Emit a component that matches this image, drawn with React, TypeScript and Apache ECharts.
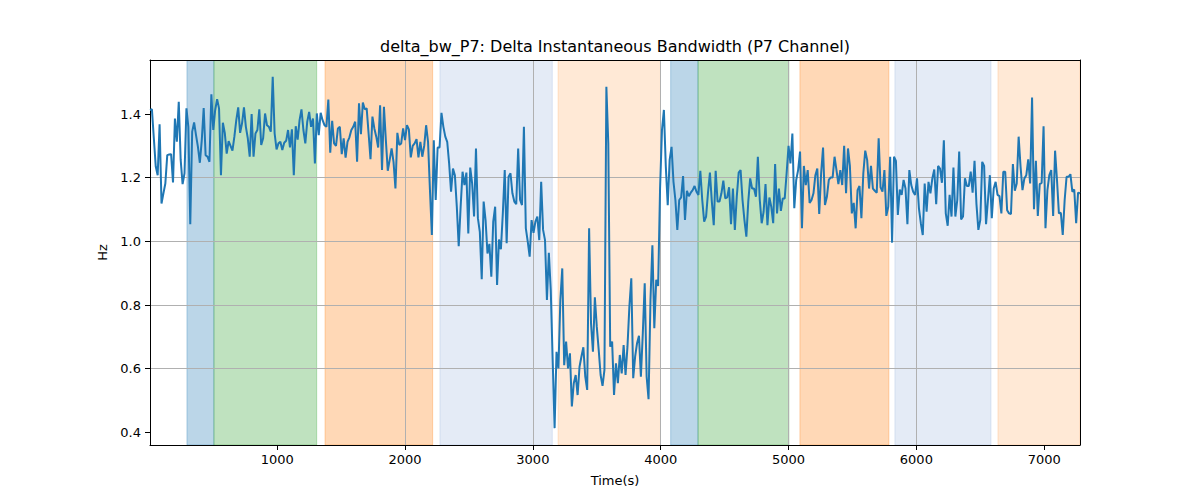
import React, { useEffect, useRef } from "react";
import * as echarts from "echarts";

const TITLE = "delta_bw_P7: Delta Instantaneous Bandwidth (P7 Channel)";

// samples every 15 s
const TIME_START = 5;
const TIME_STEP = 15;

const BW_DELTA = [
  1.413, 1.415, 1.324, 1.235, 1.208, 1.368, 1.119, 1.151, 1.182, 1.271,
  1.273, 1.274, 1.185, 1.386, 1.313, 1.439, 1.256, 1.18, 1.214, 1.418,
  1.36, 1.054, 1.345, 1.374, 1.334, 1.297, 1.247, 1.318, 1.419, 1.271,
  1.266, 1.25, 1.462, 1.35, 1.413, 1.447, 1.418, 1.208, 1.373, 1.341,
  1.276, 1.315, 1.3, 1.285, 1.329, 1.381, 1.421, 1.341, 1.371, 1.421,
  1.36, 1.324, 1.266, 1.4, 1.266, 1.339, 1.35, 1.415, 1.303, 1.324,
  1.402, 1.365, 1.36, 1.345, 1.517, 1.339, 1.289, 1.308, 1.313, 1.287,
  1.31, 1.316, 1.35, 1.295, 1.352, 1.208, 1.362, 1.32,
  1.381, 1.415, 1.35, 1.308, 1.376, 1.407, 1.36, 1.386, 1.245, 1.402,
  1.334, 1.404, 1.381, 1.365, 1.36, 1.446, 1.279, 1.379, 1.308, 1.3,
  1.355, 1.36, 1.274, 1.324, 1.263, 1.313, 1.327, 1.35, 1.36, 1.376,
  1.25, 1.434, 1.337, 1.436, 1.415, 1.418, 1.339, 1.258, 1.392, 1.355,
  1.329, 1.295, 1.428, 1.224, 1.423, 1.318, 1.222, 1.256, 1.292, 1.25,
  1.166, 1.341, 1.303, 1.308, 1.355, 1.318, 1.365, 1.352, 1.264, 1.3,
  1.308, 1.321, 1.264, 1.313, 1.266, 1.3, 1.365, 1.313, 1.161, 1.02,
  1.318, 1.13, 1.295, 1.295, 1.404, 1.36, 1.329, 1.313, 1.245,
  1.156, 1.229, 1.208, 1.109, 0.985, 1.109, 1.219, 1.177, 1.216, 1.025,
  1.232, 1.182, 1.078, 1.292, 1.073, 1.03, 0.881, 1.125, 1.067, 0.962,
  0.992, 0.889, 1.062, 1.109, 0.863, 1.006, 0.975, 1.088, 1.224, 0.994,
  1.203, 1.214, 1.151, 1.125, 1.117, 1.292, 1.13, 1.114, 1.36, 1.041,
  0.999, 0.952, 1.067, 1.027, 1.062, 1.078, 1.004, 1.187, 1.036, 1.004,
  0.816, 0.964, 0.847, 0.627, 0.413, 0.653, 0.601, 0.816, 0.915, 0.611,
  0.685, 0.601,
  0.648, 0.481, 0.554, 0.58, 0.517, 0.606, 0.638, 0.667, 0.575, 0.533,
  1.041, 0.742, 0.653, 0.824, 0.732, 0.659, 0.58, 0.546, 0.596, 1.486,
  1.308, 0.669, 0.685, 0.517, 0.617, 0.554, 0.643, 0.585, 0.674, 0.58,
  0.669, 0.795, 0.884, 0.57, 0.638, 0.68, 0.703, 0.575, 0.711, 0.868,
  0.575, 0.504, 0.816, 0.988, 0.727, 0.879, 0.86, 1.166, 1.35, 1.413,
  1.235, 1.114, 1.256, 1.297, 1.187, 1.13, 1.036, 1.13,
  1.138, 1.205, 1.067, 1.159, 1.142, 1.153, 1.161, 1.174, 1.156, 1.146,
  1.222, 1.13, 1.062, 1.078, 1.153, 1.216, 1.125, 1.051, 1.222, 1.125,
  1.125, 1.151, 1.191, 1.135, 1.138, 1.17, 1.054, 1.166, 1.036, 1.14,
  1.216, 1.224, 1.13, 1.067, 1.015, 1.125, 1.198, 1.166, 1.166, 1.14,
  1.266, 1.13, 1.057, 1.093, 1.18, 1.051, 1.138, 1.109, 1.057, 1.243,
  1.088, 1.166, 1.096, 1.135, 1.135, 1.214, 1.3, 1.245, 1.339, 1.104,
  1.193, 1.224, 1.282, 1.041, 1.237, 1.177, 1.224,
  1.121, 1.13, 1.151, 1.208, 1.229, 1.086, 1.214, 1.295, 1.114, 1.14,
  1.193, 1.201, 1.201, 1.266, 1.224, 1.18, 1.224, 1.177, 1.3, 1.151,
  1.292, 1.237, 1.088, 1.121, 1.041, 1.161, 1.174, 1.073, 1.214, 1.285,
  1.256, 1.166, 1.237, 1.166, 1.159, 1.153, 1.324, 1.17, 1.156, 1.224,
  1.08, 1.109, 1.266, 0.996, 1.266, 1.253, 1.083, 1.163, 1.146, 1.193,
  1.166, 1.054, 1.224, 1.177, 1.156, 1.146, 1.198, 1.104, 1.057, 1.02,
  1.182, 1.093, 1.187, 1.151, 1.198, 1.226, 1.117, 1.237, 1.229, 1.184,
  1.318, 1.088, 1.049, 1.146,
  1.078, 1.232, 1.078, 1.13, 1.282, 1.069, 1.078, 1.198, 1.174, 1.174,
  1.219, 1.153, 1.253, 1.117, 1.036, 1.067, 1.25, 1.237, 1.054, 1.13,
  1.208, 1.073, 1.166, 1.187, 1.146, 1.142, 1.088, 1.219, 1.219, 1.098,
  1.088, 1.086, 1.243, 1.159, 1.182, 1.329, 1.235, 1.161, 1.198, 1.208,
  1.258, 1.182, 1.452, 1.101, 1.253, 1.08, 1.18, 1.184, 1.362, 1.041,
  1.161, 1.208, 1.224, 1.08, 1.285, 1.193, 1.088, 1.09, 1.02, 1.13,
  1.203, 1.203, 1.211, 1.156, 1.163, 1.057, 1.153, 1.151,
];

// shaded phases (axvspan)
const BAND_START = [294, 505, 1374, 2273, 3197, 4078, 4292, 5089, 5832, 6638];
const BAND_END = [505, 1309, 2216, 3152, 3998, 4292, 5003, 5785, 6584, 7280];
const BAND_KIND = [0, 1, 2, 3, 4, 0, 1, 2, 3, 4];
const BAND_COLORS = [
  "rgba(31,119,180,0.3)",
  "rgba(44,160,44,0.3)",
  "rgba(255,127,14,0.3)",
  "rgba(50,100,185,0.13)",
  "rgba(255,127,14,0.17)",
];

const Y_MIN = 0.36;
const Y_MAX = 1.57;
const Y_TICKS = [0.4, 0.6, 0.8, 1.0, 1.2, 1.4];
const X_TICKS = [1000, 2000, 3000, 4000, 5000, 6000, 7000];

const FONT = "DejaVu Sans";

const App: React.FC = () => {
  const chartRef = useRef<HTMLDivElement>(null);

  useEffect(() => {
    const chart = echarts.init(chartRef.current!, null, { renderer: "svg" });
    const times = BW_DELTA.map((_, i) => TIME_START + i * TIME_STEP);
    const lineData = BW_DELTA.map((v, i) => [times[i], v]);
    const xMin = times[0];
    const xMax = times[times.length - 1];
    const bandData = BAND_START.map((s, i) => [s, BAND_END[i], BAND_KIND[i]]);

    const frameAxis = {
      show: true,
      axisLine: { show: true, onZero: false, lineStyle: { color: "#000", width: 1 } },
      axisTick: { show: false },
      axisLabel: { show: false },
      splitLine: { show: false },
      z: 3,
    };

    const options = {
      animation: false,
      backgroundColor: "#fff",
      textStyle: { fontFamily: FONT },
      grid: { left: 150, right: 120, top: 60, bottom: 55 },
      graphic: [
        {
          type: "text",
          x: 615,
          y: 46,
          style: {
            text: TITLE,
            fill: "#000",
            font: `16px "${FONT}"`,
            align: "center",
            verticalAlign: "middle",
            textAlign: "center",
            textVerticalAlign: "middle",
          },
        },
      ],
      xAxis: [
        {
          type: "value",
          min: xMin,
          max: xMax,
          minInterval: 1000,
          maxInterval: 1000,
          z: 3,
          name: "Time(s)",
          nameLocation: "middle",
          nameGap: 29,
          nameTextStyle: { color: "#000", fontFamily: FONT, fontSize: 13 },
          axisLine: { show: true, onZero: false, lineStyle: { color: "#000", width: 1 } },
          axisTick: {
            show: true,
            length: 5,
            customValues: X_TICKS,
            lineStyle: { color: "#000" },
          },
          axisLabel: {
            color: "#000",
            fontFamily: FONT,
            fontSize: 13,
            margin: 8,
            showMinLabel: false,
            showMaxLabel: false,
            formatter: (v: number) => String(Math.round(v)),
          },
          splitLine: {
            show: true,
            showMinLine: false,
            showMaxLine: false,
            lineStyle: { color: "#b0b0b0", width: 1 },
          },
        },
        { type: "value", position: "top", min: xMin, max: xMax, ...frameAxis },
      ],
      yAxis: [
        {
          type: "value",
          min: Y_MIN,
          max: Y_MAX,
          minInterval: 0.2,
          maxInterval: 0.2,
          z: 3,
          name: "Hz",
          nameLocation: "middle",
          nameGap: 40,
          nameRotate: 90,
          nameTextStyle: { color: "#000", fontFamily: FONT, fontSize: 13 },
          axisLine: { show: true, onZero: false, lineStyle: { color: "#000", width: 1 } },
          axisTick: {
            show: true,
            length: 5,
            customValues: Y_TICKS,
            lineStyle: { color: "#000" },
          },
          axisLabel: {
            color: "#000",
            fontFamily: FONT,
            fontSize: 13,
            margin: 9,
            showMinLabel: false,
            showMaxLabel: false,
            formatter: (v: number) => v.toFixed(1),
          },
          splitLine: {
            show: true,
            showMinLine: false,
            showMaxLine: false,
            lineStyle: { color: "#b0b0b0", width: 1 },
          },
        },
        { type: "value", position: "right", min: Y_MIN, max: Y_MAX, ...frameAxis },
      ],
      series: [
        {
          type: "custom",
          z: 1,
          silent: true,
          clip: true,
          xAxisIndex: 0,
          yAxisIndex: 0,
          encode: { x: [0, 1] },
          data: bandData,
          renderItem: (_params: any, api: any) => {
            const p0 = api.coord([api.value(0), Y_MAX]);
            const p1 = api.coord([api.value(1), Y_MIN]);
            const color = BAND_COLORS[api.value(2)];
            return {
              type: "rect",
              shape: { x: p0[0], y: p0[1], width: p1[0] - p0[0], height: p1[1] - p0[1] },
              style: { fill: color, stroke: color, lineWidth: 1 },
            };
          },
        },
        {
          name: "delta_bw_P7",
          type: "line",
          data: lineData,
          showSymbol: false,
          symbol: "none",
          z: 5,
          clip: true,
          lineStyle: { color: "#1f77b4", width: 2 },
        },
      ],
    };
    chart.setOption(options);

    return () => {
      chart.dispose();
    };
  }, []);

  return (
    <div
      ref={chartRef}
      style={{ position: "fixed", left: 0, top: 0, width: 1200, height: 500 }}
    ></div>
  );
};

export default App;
========================================================================
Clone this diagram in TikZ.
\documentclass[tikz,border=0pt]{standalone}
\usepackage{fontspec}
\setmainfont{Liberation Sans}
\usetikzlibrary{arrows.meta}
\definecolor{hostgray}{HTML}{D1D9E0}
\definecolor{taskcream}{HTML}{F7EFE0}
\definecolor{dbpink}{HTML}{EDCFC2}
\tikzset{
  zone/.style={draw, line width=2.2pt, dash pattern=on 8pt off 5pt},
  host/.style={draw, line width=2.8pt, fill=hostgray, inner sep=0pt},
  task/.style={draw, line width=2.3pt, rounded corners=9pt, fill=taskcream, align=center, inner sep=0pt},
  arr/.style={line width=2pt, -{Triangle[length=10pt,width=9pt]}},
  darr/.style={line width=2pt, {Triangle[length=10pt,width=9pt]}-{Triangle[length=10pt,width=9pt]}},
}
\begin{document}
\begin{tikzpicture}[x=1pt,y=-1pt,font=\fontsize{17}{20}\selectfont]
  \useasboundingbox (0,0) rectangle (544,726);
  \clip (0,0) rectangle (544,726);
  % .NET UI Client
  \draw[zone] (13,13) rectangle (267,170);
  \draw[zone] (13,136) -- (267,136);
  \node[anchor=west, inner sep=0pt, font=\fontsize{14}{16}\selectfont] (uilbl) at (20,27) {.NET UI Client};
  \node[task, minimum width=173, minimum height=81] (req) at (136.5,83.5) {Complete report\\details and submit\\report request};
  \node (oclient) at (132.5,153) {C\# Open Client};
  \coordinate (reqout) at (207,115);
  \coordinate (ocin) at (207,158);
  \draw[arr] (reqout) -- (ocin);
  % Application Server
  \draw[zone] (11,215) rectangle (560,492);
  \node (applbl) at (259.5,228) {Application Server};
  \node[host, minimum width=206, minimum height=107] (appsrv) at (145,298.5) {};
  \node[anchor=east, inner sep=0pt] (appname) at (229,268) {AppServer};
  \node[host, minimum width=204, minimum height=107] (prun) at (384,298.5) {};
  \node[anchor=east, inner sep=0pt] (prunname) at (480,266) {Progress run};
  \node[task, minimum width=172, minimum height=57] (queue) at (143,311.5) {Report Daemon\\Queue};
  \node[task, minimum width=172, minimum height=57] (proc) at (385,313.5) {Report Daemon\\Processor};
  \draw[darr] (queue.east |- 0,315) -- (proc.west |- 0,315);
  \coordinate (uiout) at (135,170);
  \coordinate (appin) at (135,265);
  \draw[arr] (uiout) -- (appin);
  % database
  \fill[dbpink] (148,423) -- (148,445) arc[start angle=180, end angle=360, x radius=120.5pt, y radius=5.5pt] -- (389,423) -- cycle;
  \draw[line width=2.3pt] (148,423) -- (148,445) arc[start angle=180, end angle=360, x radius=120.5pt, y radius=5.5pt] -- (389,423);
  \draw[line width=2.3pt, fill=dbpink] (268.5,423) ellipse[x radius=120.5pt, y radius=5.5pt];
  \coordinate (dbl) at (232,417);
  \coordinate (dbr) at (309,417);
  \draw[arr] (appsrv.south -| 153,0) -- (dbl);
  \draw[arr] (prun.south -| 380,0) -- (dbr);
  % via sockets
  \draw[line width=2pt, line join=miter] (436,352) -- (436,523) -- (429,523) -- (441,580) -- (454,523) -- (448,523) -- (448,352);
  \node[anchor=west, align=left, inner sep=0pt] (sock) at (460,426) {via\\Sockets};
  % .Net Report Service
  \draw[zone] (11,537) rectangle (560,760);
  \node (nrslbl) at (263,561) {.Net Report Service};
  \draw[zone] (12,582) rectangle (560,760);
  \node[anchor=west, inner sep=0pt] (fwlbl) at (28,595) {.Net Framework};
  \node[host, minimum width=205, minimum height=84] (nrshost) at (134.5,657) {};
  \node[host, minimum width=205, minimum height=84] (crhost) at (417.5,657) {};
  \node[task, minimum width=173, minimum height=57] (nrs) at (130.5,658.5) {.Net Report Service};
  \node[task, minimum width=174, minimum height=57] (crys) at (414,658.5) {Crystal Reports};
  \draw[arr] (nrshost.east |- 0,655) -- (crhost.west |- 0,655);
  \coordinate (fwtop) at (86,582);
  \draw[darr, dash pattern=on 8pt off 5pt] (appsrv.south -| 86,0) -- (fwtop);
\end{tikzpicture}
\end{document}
========================================================================
▸ Exercise details
Copy each line of the listing in which the word "this" can be found.

▸ Exercise answer
Emit a component that matches this image, drawn with React, TypeScript and Apache ECharts.
Clone this diagram in TikZ.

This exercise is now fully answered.